1. **WebGPU 2.0 Support**: Enhanced features and performance
2. **Multi-GPU Support**: Distributed computing across multiple adapters
3. **Advanced Memory Management**: Unified memory and memory compression
4. **Optimized Kernels**: Hand-tuned WGSL kernels for common operations
5. **Automatic Tuning**: ML-based performance optimization
6. **Interoperability**: Integration with WebAssembly and Web Workers

### Research Areas

1. **Adaptive Workgroup Sizing**: Dynamic workgroup size optimization
2. **Memory Access Optimization**: Automatic memory layout optimization
3. **Cross-Platform Profiling**: Unified performance analysis tools
4. **Energy Efficiency**: Power-aware operation scheduling

## Conclusion

The ToRSh WebGPU backend provides a modern, cross-platform solution for GPU-accelerated deep learning.
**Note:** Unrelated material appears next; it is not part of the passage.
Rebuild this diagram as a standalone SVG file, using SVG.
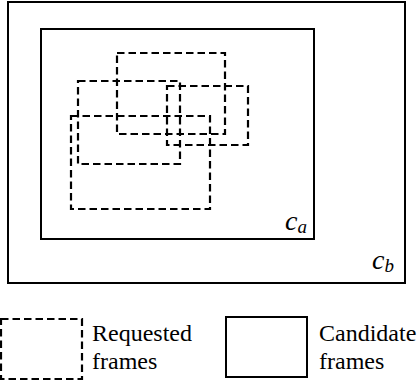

Its comprehensive feature set, excellent performance, and broad compatibility make it an ideal choice for applications targeting multiple platforms, from web browsers to high-performance computing environments.

By leveraging WebGPU's modern design and ToRSh's robust architecture, developers can build high-performance deep learning applications that run seamlessly across the entire spectrum of computing devices, from mobile phones to data center GPUs.